Abstract

The umbrella of employment-based health benefits is growing increasingly threadbare. As a result, health benefits are once again a major arena of labor-management strife, and once again calls for universal health care by many labor leaders mask important differences between them over health care reform. Some labor leaders advocate a bottom-up mobilization in support of a single-payer solution that would dismantle the system of job-based benefits rooted in private insurance. Others stake their health care strategy on wooing key business leaders to be constructive partners in some kind of unspecified comprehensive reform of the health system.

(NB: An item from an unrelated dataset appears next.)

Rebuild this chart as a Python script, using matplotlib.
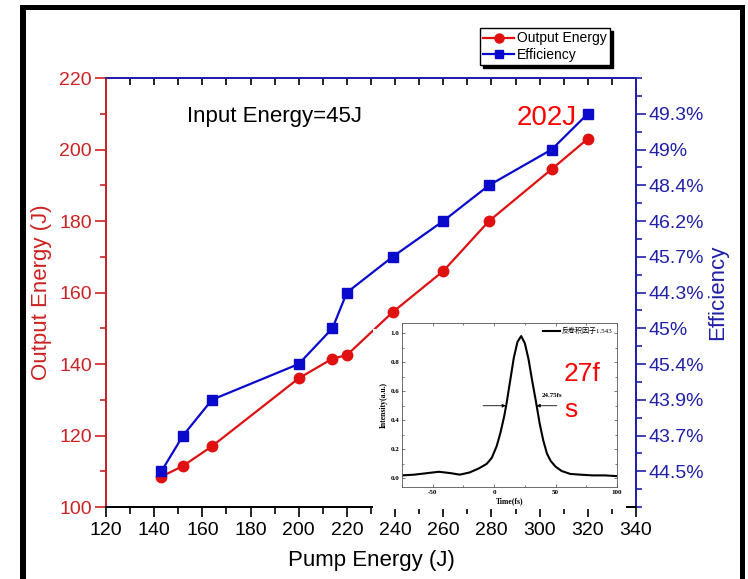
import matplotlib
matplotlib.use('Agg')
import matplotlib.pyplot as plt
from matplotlib.patches import Rectangle
from matplotlib.lines import Line2D
from matplotlib.ticker import MultipleLocator

plt.rcParams['font.family'] = ['Liberation Sans', 'Noto Sans CJK SC', 'DejaVu Sans']
plt.rcParams['axes.unicode_minus'] = False

# main data: pump energy (J) vs output energy (J)
pump_energy = [143, 152, 164, 200, 214, 220, 239, 260, 279, 305, 320]
output_energy = [108.5, 111.5, 117, 136, 141.5, 142.5, 154.5, 166, 180, 194.5, 203]

# efficiency series: plotted on the right axis at evenly spaced tick slots
eff_slots = [110, 120, 130, 140, 150, 160, 170, 180, 190, 200, 210]
eff_labels = ['44.5%', '43.7%', '43.9%', '45.4%', '45%', '44.3%',
              '45.7%', '46.2%', '48.4%', '49%', '49.3%']

# inset: retrieved pulse trace
pulse_t = [-75, -65, -55, -45, -35, -28, -20, -12, -6, -2, 2, 5, 8, 10, 13,
           16, 19, 22, 25, 28, 31, 34, 37, 40, 43, 46, 50, 55, 62, 70, 80, 90, 100]
pulse_i = [0.02, 0.025, 0.035, 0.045, 0.035, 0.025, 0.04, 0.07, 0.10, 0.14,
           0.22, 0.31, 0.42, 0.51, 0.67, 0.83, 0.94, 0.98, 0.93, 0.82, 0.67,
           0.53, 0.38, 0.26, 0.17, 0.12, 0.08, 0.05, 0.03, 0.025, 0.02, 0.02, 0.015]

RED = '#e01010'
RED_AX = '#cc2222'
BLUE = '#0a0acc'
BLUE_AX = '#2020a8'

fig = plt.figure(figsize=(7.48, 5.79), dpi=100)
W, H = 748, 579


def fx(px):
    return px / W


def fy(py):
    return 1 - py / H


ax = fig.add_axes([fx(106), fy(507), fx(636) - fx(106), fy(78) - fy(507)])
ax2 = ax.twinx()

ax.plot(pump_energy, output_energy, color=RED, lw=1.6, marker='o', ms=7.5,
        mfc=RED, mec=RED, zorder=3)
ax2.plot(pump_energy, eff_slots, color=BLUE, lw=1.6, marker='s', ms=6.5,
         mfc=BLUE, mec=BLUE, zorder=3)

ax.set_xlim(120, 340)
ax.set_ylim(100, 220)
ax2.set_ylim(100, 220)
ax.xaxis.set_major_locator(MultipleLocator(20))
ax.xaxis.set_minor_locator(MultipleLocator(10))
ax.yaxis.set_major_locator(MultipleLocator(20))
ax.yaxis.set_minor_locator(MultipleLocator(10))
ax2.set_yticks(eff_slots)
ax2.set_yticklabels(eff_labels)
ax2.yaxis.set_minor_locator(MultipleLocator(5))

for a in (ax, ax2):
    a.spines['top'].set_color(BLUE_AX)
    a.spines['right'].set_color(BLUE_AX)
    a.spines['left'].set_color(RED_AX)
    a.spines['bottom'].set_color('black')
    for sp in a.spines.values():
        sp.set_linewidth(1.3)

ax.tick_params(axis='x', which='major', direction='out', length=7, width=1.2,
               labelsize=14, colors='black', pad=4)
ax.tick_params(axis='x', which='minor', direction='out', length=5, width=1.2)
ax.tick_params(axis='x', which='both', top=True)
ax.tick_params(axis='y', which='major', direction='out', length=8, width=1.2,
               labelsize=14, colors=RED_AX, pad=2)
ax.tick_params(axis='y', which='minor', direction='out', length=4, width=1.2,
               colors=RED_AX)
ax2.tick_params(axis='y', which='major', direction='out', length=7, width=1.2,
                labelsize=14, colors=BLUE_AX, pad=2)
ax2.tick_params(axis='y', which='minor', direction='out', length=4, width=1.2,
                colors=BLUE_AX)

# top spine ticks point inward, blue
for t in ax.xaxis.get_major_ticks() + ax.xaxis.get_minor_ticks():
    t.tick2line.set_color(BLUE_AX)
    t.tick2line.set_marker(3)
    t.tick2line.set_markersize(5)

ax.set_xlabel('Pump Energy (J)', fontsize=16, labelpad=8)
ax.set_ylabel('Output Energy (J)', fontsize=16, color=RED_AX, labelpad=5)
ax2.set_ylabel('Efficiency', fontsize=16, color=BLUE_AX, labelpad=2)

ax.text(153.7, 209.1, 'Input Energy=45J', fontsize=16, va='center', ha='left')
ax.text(290.5, 208.8, '202J', fontsize=20, color='#ff0000', va='center', ha='left')

# legend with black drop shadow
handles = [Line2D([], [], color=RED, lw=1.6, marker='o', ms=6.5),
           Line2D([], [], color=BLUE, lw=1.6, marker='s', ms=5.5)]
fig.legend(handles, ['Output Energy', 'Efficiency'], loc='upper left',
           bbox_to_anchor=(fx(480), fy(28)), borderaxespad=0, fontsize=10,
           fancybox=False, edgecolor='black', framealpha=1,
           shadow={'color': 'black', 'alpha': 1}, handlelength=2.2,
           borderpad=0.25, labelspacing=0.15, handletextpad=0.2)

# inset picture background
fig.add_artist(Rectangle((fx(373), fy(509)), fx(626) - fx(373), fy(329) - fy(509),
                         transform=fig.transFigure, facecolor='white',
                         edgecolor='none', zorder=1))

axi = fig.add_axes([fx(402), fy(487), fx(617) - fx(402), fy(323) - fy(487)])
axi.set_zorder(2)
axi.plot(pulse_t, pulse_i, color='black', lw=1.5, label='反卷积因子1.543')
axi.set_xlim(-75, 100)
axi.set_ylim(-0.06, 1.07)
axi.set_xticks([-50, 0, 50, 100])
axi.set_yticks([0.0, 0.2, 0.4, 0.6, 0.8, 1.0])
axi.xaxis.set_minor_locator(MultipleLocator(25))
axi.yaxis.set_minor_locator(MultipleLocator(0.1))
axi.tick_params(which='both', direction='in', top=True, right=True, width=0.5,
                colors='#444444', labelcolor='black', labelsize=5, pad=2)
axi.tick_params(which='major', length=2.5)
axi.tick_params(which='minor', length=1.5)
for lab in axi.get_xticklabels() + axi.get_yticklabels():
    lab.set_fontfamily('Liberation Serif')
    lab.set_fontweight('bold')
for sp in axi.spines.values():
    sp.set_linewidth(0.6)
    sp.set_color('#555555')
axi.set_xlabel('Time(fs)', fontsize=5.5, fontweight='bold',
               family='Liberation Serif', labelpad=2)
axi.set_ylabel('Intensity(a.u.)', fontsize=5.5, fontweight='bold',
               family='Liberation Serif', labelpad=2)
axi.legend(loc='upper right', frameon=False, handlelength=2.4,
           prop={'family': ['Liberation Serif', 'Noto Sans CJK SC'], 'size': 5},
           borderaxespad=0.2, handletextpad=0.3)
axi.annotate('', xy=(9.5, 0.5), xytext=(-9, 0.5),
             arrowprops=dict(arrowstyle='-|>', color='black', lw=0.6,
                             mutation_scale=5, shrinkA=0, shrinkB=0))
axi.annotate('', xy=(34.5, 0.5), xytext=(51, 0.5),
             arrowprops=dict(arrowstyle='-|>', color='black', lw=0.6,
                             mutation_scale=5, shrinkA=0, shrinkB=0))
axi.text(38.5, 0.55, '24.75fs', fontsize=5, fontweight='bold',
         family='Liberation Serif', va='bottom', ha='left')

fig.text(fx(564), fy(374), '27f', fontsize=19, color='#ff0000', va='center',
         ha='left', zorder=5)
fig.text(fx(564), fy(410), 's', fontsize=19, color='#ff0000', va='center',
         ha='left', zorder=5)

# black picture frame
for (x0, y0, x1, y1) in [(20, 5, 745, 10), (20, 5, 26, 579), (740, 5, 745, 579)]:
    fig.add_artist(Rectangle((fx(x0), fy(y1)), fx(x1) - fx(x0), fy(y0) - fy(y1),
                             transform=fig.transFigure, facecolor='black',
                             edgecolor='none', zorder=6))

fig.savefig('out.png', dpi=100)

Organized labor faces enormous obstacles, both institutional and ideological, to forging an effective united front to fight for comprehensive, high-quality, affordable health care for all. Two entrenched features of the shadow welfare state of job-based benefits, notably the Employee Retirement Income Security Act (ERISA) of 1974 and the union-run health and welfare funds created under the Taft-Hartley Act, remain daunting barriers on the road to reform, exacerbating tensions and differences within organized labor. Moreover, a dramatic ideological schism in the labor movement about its future direction vexes its stance on health care reform. These ideological differences fuel vastly different views within organized labor about how best to confront the unraveling of job-based health benefits and the growing popularity among business leaders, insurers, and public officials of the "individual-mandate" solution, which would penalize people who do not have adequate health insurance.